What is asked: Only the lines from the top of the listing below to the line that has "from bokeh.core.properties import value" should be echoed, with both ends kept and pictures left out.

BEGIN Given information

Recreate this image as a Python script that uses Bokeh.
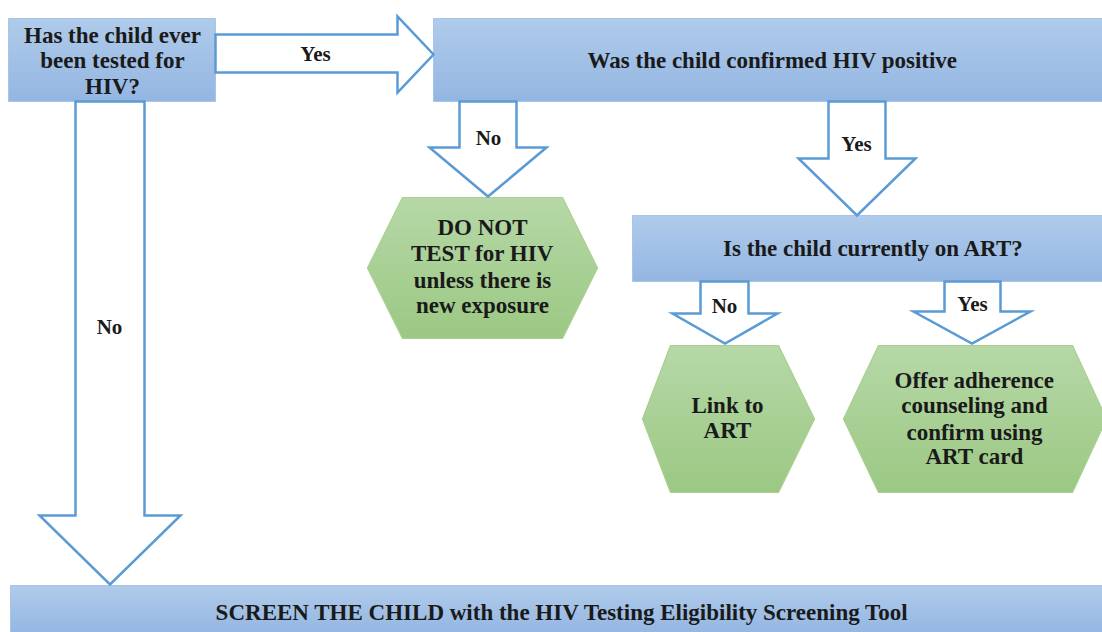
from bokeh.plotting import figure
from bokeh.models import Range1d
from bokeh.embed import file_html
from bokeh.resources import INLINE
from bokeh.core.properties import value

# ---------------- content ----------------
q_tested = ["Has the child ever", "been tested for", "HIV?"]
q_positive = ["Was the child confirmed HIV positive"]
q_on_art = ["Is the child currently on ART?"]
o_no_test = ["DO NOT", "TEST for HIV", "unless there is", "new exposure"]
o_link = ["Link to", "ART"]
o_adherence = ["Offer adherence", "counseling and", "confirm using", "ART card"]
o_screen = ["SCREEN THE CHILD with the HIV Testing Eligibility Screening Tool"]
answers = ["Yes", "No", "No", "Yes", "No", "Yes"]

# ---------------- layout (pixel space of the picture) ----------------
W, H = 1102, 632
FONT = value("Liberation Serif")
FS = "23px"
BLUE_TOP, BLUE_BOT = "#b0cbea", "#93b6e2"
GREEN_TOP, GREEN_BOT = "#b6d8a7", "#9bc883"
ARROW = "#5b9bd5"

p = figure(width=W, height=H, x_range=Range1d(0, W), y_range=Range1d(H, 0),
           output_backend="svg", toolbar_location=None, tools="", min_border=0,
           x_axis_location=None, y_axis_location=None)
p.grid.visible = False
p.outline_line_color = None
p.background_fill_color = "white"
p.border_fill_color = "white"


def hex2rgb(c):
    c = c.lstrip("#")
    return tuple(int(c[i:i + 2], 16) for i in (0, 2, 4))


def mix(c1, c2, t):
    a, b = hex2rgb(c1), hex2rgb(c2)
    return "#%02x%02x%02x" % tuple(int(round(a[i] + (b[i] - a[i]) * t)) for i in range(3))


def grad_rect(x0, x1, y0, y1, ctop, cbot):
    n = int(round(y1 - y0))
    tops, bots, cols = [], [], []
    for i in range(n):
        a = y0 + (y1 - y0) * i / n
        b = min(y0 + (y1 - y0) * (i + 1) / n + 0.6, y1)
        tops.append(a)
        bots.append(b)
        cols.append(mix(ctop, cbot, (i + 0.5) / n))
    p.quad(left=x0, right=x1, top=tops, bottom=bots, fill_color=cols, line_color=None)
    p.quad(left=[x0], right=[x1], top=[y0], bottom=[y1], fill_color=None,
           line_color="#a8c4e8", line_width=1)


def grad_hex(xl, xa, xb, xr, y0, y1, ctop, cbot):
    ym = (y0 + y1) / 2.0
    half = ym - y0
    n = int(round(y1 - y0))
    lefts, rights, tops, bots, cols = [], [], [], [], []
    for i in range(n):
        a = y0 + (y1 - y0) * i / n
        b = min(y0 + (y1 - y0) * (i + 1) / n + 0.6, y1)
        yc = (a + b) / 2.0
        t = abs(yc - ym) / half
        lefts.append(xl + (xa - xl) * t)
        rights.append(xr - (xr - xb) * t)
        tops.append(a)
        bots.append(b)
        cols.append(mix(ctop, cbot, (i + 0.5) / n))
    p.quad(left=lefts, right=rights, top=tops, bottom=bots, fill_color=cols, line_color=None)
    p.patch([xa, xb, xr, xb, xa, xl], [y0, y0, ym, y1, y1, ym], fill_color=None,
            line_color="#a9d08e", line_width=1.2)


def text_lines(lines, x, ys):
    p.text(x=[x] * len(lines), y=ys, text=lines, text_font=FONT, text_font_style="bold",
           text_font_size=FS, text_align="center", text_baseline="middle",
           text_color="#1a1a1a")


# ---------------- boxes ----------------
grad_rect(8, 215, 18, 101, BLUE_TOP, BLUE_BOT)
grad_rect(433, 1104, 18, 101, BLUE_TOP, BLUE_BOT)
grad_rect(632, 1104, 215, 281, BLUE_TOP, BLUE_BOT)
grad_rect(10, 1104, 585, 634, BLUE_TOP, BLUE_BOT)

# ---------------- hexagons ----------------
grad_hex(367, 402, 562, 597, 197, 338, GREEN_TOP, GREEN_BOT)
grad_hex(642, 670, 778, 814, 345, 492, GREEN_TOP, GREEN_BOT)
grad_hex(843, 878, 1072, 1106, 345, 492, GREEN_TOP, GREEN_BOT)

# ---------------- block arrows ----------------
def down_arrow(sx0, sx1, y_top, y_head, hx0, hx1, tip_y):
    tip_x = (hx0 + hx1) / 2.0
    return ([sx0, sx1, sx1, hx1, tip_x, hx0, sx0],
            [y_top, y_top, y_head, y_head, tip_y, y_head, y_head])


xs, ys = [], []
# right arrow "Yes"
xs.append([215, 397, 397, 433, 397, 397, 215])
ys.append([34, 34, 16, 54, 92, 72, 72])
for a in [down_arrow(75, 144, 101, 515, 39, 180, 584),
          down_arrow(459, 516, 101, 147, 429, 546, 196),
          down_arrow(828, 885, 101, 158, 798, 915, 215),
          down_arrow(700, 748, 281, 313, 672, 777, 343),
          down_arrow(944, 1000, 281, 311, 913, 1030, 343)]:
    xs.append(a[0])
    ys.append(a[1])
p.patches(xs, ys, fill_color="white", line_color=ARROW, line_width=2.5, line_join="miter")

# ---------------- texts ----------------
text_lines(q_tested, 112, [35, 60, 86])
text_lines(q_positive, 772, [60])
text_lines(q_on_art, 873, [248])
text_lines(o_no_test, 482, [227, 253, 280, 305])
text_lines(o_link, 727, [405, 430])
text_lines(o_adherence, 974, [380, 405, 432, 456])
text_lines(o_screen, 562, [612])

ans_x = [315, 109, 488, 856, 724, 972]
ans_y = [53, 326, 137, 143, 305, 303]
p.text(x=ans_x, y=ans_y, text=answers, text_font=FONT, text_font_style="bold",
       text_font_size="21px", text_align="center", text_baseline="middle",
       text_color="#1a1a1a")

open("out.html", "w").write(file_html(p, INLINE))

END Given information

Final answer:
Recreate this image as a Python script that uses Bokeh.
from bokeh.plotting import figure
from bokeh.models import Range1d
from bokeh.embed import file_html
from bokeh.resources import INLINE
from bokeh.core.properties import value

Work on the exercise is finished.